My story began with a childhood in a beautiful Catholic home, my husband’s in a loose mainstream Protestant home and winds up with us here, now without any other tag except Christian.
We, my husband and I, are not: non-denominational, mainstream, charismatic, Protestant, Pentecostal, Catholic, Anglican, Orthodox or any of the other zillion denominations or pigeon holes that have arisen since the fifteen hundreds. But we as a couple and as individuals draw from many of the traditions that have gone before us.

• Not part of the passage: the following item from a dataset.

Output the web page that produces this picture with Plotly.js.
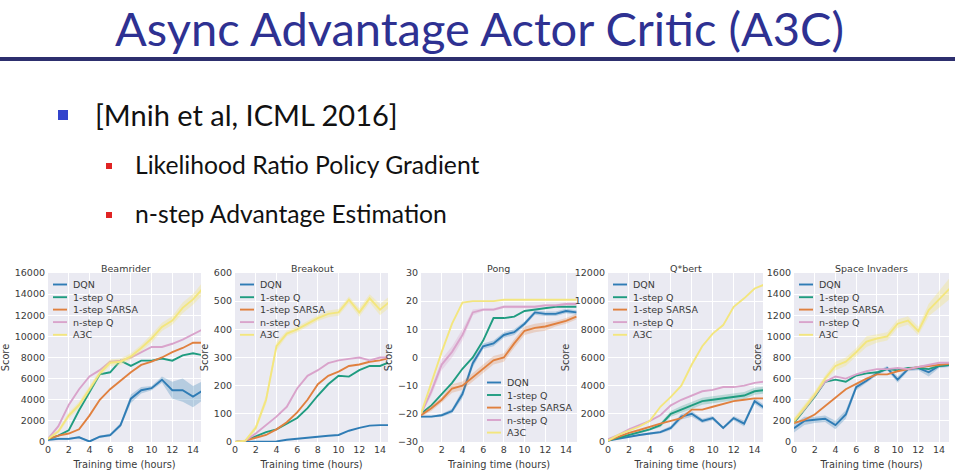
<!DOCTYPE html>
<html><head><meta charset="utf-8">
<script src="https://cdn.plot.ly/plotly-3.0.1.min.js"></script>
<style>html,body{margin:0;padding:0;background:#fff}#chart{width:955px;height:475px}</style>
</head><body><div id="chart"></div>
<script>
// ---------- data ----------
const hours = [0,1,2,3,4,5,6,7,8,9,10,11,12,13,14,15];
const seriesNames = ['DQN','1-step Q','1-step SARSA','n-step Q','A3C'];
const gameTitles = ['Beamrider','Breakout','Pong','Q*bert','Space Invaders'];
const slideTitle = 'Async Advantage Actor Critic (A3C)';
const bulletMain = '[Mnih et al, ICML 2016]';
const bulletSubs = ['Likelihood Ratio Policy Gradient','n-step Advantage Estimation'];
const xLabel = 'Training time (hours)';
const yLabel = 'Score';

const beamriderDQN   = [200,300,300,450,50,500,650,1600,4100,4900,5100,5900,4900,4900,4300,4900];
const beamriderQ     = [250,600,1100,3000,4700,6400,6600,7700,7200,7700,7700,7900,7700,8200,8400,8200];
const beamriderSARSA = [300,600,800,1200,2500,4000,5000,5800,6600,7300,7600,8000,8500,8900,9400,9400];
const beamriderNQ    = [300,1500,3500,5000,6200,6800,7600,7700,8000,8500,9000,9000,9300,9700,10200,10700];
const beamriderA3C   = [300,1000,2500,3500,5000,6500,7500,7600,8100,8900,9800,10900,11500,12700,13500,14600];

const breakoutDQN   = [0,0,0,0,2,8,12,15,20,22,25,40,50,58,60,60];
const breakoutQ     = [0,5,20,35,45,65,85,120,165,205,235,232,255,270,270,285];
const breakoutSARSA = [0,5,15,25,45,70,105,150,205,235,250,270,275,285,290,300];
const breakoutNQ    = [0,5,30,60,90,125,190,235,255,280,290,295,300,290,300,300];
const breakoutA3C   = [0,5,50,150,340,385,400,420,440,455,460,505,460,510,470,500];

const pongDQN   = [-21,-21,-20.5,-19,-13,-2,4,5,8,9,12,16,15.5,15.5,16.5,16];
const pongQ     = [-20,-17,-13,-9,-4,0,6,14,14,14.5,16.5,17,17.5,18,18,18];
const pongSARSA = [-20.5,-18,-15,-11,-10,-7,-4,-1,0,5,9.5,10.5,11,12,13,14.5];
const pongNQ    = [-20,-12,-2.5,2,8,16,17,17,18,18,18,18,18.5,18.5,19,19];
const pongA3C   = [-20,-9,2,12,19.5,20,20,20,20.5,20.5,20.5,20.5,20.5,20.5,20.5,20.5];

const qbertDQN   = [100,250,400,500,600,700,1000,1800,2000,1500,1700,1000,1700,1300,2900,2400];
const qbertQ     = [100,300,500,700,900,1200,2000,2300,2600,2900,3000,3100,3200,3300,3600,3700];
const qbertSARSA = [100,400,650,850,1100,1300,1500,1700,2300,2300,2500,2700,2900,3000,3100,3100];
const qbertNQ    = [200,500,900,1200,1500,1900,2600,3000,3300,3600,3700,3900,3900,4000,4200,4300];
const qbertA3C   = [100,500,800,1100,1500,2500,3200,4000,5500,6800,7700,8300,9600,10200,10900,11200];

const invadersDQN   = [130,200,210,220,160,260,520,580,650,700,590,690,700,660,720,730];
const invadersQ     = [180,300,430,570,590,570,630,650,660,690,680,700,700,690,720,730];
const invadersSARSA = [180,210,260,340,420,500,550,600,640,640,670,690,710,720,730,740];
const invadersNQ    = [200,310,440,570,620,600,640,670,690,690,700,690,710,730,750,750];
const invadersA3C   = [200,320,450,600,720,760,850,950,980,1000,1120,1150,1050,1250,1350,1450];

// shaded spread (half-width) for the clearly visible bands
const beamriderDQNBand = [100,100,100,100,100,100,150,200,400,300,200,300,800,1100,1000,900];
const beamriderA3CBand = [100,200,300,300,300,300,300,300,300,300,400,400,400,500,500,600];
const breakoutA3CBand  = [2,4,10,15,15,10,10,10,10,12,12,12,15,15,20,20];
const pongSARSABand    = [0.5,1,1,1.5,1.5,1.5,1.5,1.5,1.5,1.5,1.5,1.5,1.5,1,1,1];
const pongNQBand       = [0.5,1.5,2,2,2,1,0.5,0.5,0.5,0.5,0.5,0.5,0.5,0.5,0.5,0.5];
const pongDQNBand      = [0.3,0.3,0.5,0.8,1.5,1.5,1,1,1,1,0.8,0.8,0.8,0.8,0.8,0.8];
const qbertQBand       = [50,50,80,100,100,150,200,250,250,250,250,250,250,250,250,250];
const qbertDQNBand     = [30,30,50,50,80,100,150,200,200,150,150,100,150,200,200,200];
const invadersA3CBand  = [30,30,30,30,40,40,40,50,40,40,40,40,40,60,80,100];
const invadersDQNBand  = [40,40,30,30,40,40,30,20,20,20,30,20,20,40,20,20];

// ---------- styling ----------
const lineColors = ['#2f7cb5','#1f9c80','#e0803f','#d9a3cb','#f3e67e'];
const bandColors = ['rgba(47,124,181,0.28)','rgba(31,156,128,0.25)','rgba(224,128,63,0.25)','rgba(217,163,203,0.3)','rgba(243,230,126,0.35)'];

const games = [
  {series:[beamriderDQN,beamriderQ,beamriderSARSA,beamriderNQ,beamriderA3C],
   bands:[beamriderDQNBand,null,null,null,beamriderA3CBand],
   px:[48,201], range:[0,14.77], yr:[0,16000], dt:2000, leg:'tl'},
  {series:[breakoutDQN,breakoutQ,breakoutSARSA,breakoutNQ,breakoutA3C],
   bands:[null,null,null,null,breakoutA3CBand],
   px:[235,388], range:[0,14.77], yr:[0,600], dt:100, leg:'tl'},
  {series:[pongDQN,pongQ,pongSARSA,pongNQ,pongA3C],
   bands:[pongDQNBand,null,pongSARSABand,pongNQBand,null],
   px:[421,577], range:[0,15.06], yr:[-30,30], dt:10, leg:'br'},
  {series:[qbertDQN,qbertQ,qbertSARSA,qbertNQ,qbertA3C],
   bands:[qbertDQNBand,qbertQBand,null,null,null],
   px:[608,763], range:[0,14.8], yr:[0,12000], dt:2000, leg:'tl'},
  {series:[invadersDQN,invadersQ,invadersSARSA,invadersNQ,invadersA3C],
   bands:[invadersDQNBand,null,null,null,invadersA3CBand],
   px:[794,949], range:[0,14.96], yr:[0,1600], dt:200, leg:'tl'}
];

const W = 955, H = 475;
const px2x = p => p / W;
const px2y = p => 1 - p / H;
const plotTop = 273, plotBot = 442;
const tickFont = {family:'DejaVu Sans', size:9.5, color:'#3a3a3a'};

const traces = [];
const layout = {
  width:W, height:H, margin:{l:0,r:0,t:0,b:0},
  paper_bgcolor:'#ffffff', plot_bgcolor:'#eaeaf2',
  showlegend:false, font:{family:'DejaVu Sans', color:'#3a3a3a'},
  shapes:[], annotations:[]
};

games.forEach((g, i) => {
  const sfx = i === 0 ? '' : String(i + 1);
  const xa = 'x' + sfx, ya = 'y' + sfx;
  g.series.forEach((vals, k) => {
    const b = g.bands[k];
    if (b) {
      const up = vals.map((v, j) => v + b[j]);
      const lo = vals.map((v, j) => v - b[j]);
      traces.push({type:'scatter', mode:'lines', xaxis:xa, yaxis:ya,
        x: hours.concat(hours.slice().reverse()),
        y: up.concat(lo.slice().reverse()),
        fill:'toself', fillcolor:bandColors[k], line:{width:0}, hoverinfo:'skip'});
    }
    traces.push({type:'scatter', mode:'lines', xaxis:xa, yaxis:ya, name:seriesNames[k],
      x:hours, y:vals, line:{color:lineColors[k], width:1.9}});
  });
  layout['xaxis' + sfx] = {
    domain:[px2x(g.px[0]), px2x(g.px[1])], range:g.range, anchor:ya,
    tickvals:[0,2,4,6,8,10,12,14], showgrid:true, gridcolor:'#ffffff', gridwidth:1,
    zeroline:false, showline:false, ticks:'', tickfont:tickFont,
    title:{text:xLabel, font:{family:'DejaVu Sans', size:9.8, color:'#3a3a3a'}, standoff:7}
  };
  layout['yaxis' + sfx] = {
    domain:[px2y(plotBot), px2y(plotTop)], range:g.yr, dtick:g.dt, anchor:xa,
    showgrid:true, gridcolor:'#ffffff', gridwidth:1, zeroline:false, showline:false,
    ticks:'', tickfont:tickFont, tickformat:'d', ticklabelstandoff:2,
    title:{text:yLabel, font:{family:'DejaVu Sans', size:9.8, color:'#3a3a3a'}, standoff:3}
  };
  // subplot title
  layout.annotations.push({xref:'paper', yref:'paper', x:px2x((g.px[0] + g.px[0] + 155) / 2), y:px2y(268),
    text:gameTitles[i], showarrow:false, xanchor:'center', yanchor:'middle',
    font:{family:'DejaVu Sans', size:9.5, color:'#3a3a3a'}});
  // legend (drawn manually, seaborn style)
  const rowsTL = [284.5, 297.2, 309.6, 322.1, 334.8];
  const rowsBR = [382.5, 395, 407.6, 420, 432.6];
  const rows = g.leg === 'tl' ? rowsTL : rowsBR;
  const lx0 = g.leg === 'tl' ? g.px[0] + 5 : g.px[0] + 66;
  seriesNames.forEach((nm, k) => {
    layout.shapes.push({type:'line', xref:'paper', yref:'paper',
      x0:px2x(lx0), x1:px2x(lx0 + 14), y0:px2y(rows[k]), y1:px2y(rows[k]),
      line:{color:lineColors[k], width:1.9}});
    layout.annotations.push({xref:'paper', yref:'paper', x:px2x(lx0 + 18), y:px2y(rows[k]),
      text:nm, showarrow:false, xanchor:'left', yanchor:'middle',
      font:{family:'DejaVu Sans', size:9.5, color:'#3a3a3a'}});
  });
});

// ---------- slide decorations ----------
layout.shapes.push({type:'line', xref:'paper', yref:'paper', x0:0, x1:1, y0:px2y(59), y1:px2y(59),
  line:{color:'#2d2f6e', width:4}});
layout.shapes.push({type:'rect', xref:'paper', yref:'paper', x0:px2x(58), x1:px2x(68), y0:px2y(120), y1:px2y(110),
  fillcolor:'#3344cc', line:{width:0}});
[166, 215].forEach(cy => layout.shapes.push({type:'rect', xref:'paper', yref:'paper',
  x0:px2x(106), x1:px2x(112), y0:px2y(cy + 3), y1:px2y(cy - 3), fillcolor:'#e02424', line:{width:0}}));

layout.annotations.push({xref:'paper', yref:'paper', x:px2x(479), y:px2y(28), text:slideTitle,
  showarrow:false, xanchor:'center', yanchor:'middle',
  font:{family:'Lato', size:47, color:'#2e3192'}});
layout.annotations.push({xref:'paper', yref:'paper', x:px2x(93), y:px2y(115), text:bulletMain,
  showarrow:false, xanchor:'left', yanchor:'middle',
  font:{family:'Lato', size:29, color:'#111111'}});
layout.annotations.push({xref:'paper', yref:'paper', x:px2x(133), y:px2y(165), text:bulletSubs[0],
  showarrow:false, xanchor:'left', yanchor:'middle',
  font:{family:'Lato', size:24.7, color:'#111111'}});
layout.annotations.push({xref:'paper', yref:'paper', x:px2x(133), y:px2y(213), text:bulletSubs[1],
  showarrow:false, xanchor:'left', yanchor:'middle',
  font:{family:'Lato', size:24.7, color:'#111111'}});

Plotly.newPlot('chart', traces, layout, {staticPlot:true, displayModeBar:false});
</script>
</body></html>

“So, what are you? Where do you go to church?” I hear you asking and I understand the need to figure out where we stand. It is for sure a legitimate thing, because we could be nut job cult members. And I know that if I told you where we go to church, show you a picture perhaps of the cathedral, chapel, temple, or some building with a sign out front you could know what kind of Christians we are. But I can’t.
We don’t go to a church.
We don’t attend church services.
We are the church.
We are the church all the time.
We are the church even when we are alone. We are connected by his body and blood with all those through time and space that are His.
In the eighty-six some odd mentions of church in the New Testament none of them refer to a building, an organization or an event. They refer to a people. Granted, sometimes the word refers to a group of people in a specific location. But it still is a people, not a building or an organization.
We, my husband and I, through the eye opening teachings of others and reading of scripture, have come to see that buildings are of Old Testament. Christ freed us from the bondage that buildings bring. His early church, when they gathered to celebrate the Lord’s supper, or to encourage and uplift one another, met mostly in homes. They preached at the temple but those were outreach events, to use a modern term.
But it is my bedtime and I since I have missed having good sleep last night I must close here and pick this up tomorrow. Maybe, dear reader you will have some questions for me.